[Directive] Print the listing from its top line through the line containing "minimum height=76bp] (b7)", nothing more, and leave out the pictures.

[Recorded data]
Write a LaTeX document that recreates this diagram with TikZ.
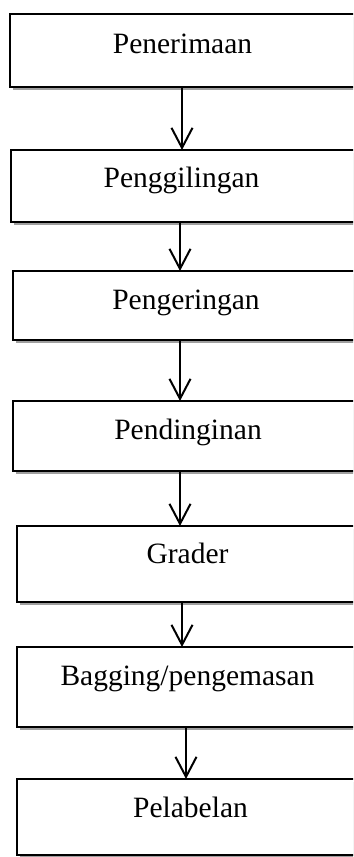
\documentclass[tikz,border=0pt]{standalone}
\usepackage{fontspec}
\setmainfont{Liberation Serif}
\usetikzlibrary{arrows.meta,shadows}

\tikzset{
  stagebox/.style={draw=black, line width=1.8bp, fill=white, rectangle,
    inner sep=0pt, outer sep=0pt, anchor=north west,
    drop shadow={shadow xshift=3bp, shadow yshift=-3bp, fill=gray!75, opacity=1}},
  stagetext/.style={anchor=base, inner sep=0pt,
    font=\fontsize{29.5bp}{35bp}\selectfont},
  flow/.style={draw=black, line width=2bp,
    -{Straight Barb[length=20bp,width=21bp,line width=2bp]}}
}

\begin{document}
\begin{tikzpicture}[x=1bp,y=-1bp]
  \useasboundingbox (0,0) rectangle (353,857);
  \clip (0,0) rectangle (353,857);

  % process stages (boxes run off the right edge)
  \node[stagebox, minimum width=350bp, minimum height=73bp] (b1) at (10,14) {};
  \node[stagebox, minimum width=349bp, minimum height=72bp] (b2) at (11,150) {};
  \node[stagebox, minimum width=347bp, minimum height=69bp] (b3) at (13,271) {};
  \node[stagebox, minimum width=347bp, minimum height=70bp] (b4) at (13,401) {};
  \node[stagebox, minimum width=343bp, minimum height=76bp] (b5) at (17,526) {};
  \node[stagebox, minimum width=343bp, minimum height=80bp] (b6) at (17,647) {};
  \node[stagebox, minimum width=343bp, minimum height=76bp] (b7) at (17,779) {};

  % stage names
  \node[stagetext] (t1) at (182.5,53) {Penerimaan};
  \node[stagetext] (t2) at (181.5,187) {Penggilingan};
  \node[stagetext] (t3) at (186,309) {Pengeringan};
  \node[stagetext] (t4) at (188,439) {Pendinginan};
  \node[stagetext] (t5) at (187.5,563) {Grader};
  \node[stagetext] (t6) at (187.5,685) {Bagging/pengemasan};
  \node[stagetext] (t7) at (190.5,817) {Pelabelan};

  % flow arrows
  \draw[flow] (182,0 |- b1.south) -- (182,0 |- b2.north);
  \draw[flow] (180,0 |- b2.south) -- (180,0 |- b3.north);
  \draw[flow] (180,0 |- b3.south) -- (180,0 |- b4.north);
  \draw[flow] (180,0 |- b4.south) -- (180,0 |- b5.north);
  \draw[flow] (182,0 |- b5.south) -- (182,0 |- b6.north);
  \draw[flow] (186,0 |- b6.south) -- (186,0 |- b7.north);
\end{tikzpicture}
\end{document}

[Response]
Write a LaTeX document that recreates this diagram with TikZ.
\documentclass[tikz,border=0pt]{standalone}
\usepackage{fontspec}
\setmainfont{Liberation Serif}
\usetikzlibrary{arrows.meta,shadows}

\tikzset{
  stagebox/.style={draw=black, line width=1.8bp, fill=white, rectangle,
    inner sep=0pt, outer sep=0pt, anchor=north west,
    drop shadow={shadow xshift=3bp, shadow yshift=-3bp, fill=gray!75, opacity=1}},
  stagetext/.style={anchor=base, inner sep=0pt,
    font=\fontsize{29.5bp}{35bp}\selectfont},
  flow/.style={draw=black, line width=2bp,
    -{Straight Barb[length=20bp,width=21bp,line width=2bp]}}
}

\begin{document}
\begin{tikzpicture}[x=1bp,y=-1bp]
  \useasboundingbox (0,0) rectangle (353,857);
  \clip (0,0) rectangle (353,857);

  % process stages (boxes run off the right edge)
  \node[stagebox, minimum width=350bp, minimum height=73bp] (b1) at (10,14) {};
  \node[stagebox, minimum width=349bp, minimum height=72bp] (b2) at (11,150) {};
  \node[stagebox, minimum width=347bp, minimum height=69bp] (b3) at (13,271) {};
  \node[stagebox, minimum width=347bp, minimum height=70bp] (b4) at (13,401) {};
  \node[stagebox, minimum width=343bp, minimum height=76bp] (b5) at (17,526) {};
  \node[stagebox, minimum width=343bp, minimum height=80bp] (b6) at (17,647) {};
  \node[stagebox, minimum width=343bp, minimum height=76bp] (b7) at (17,779) {};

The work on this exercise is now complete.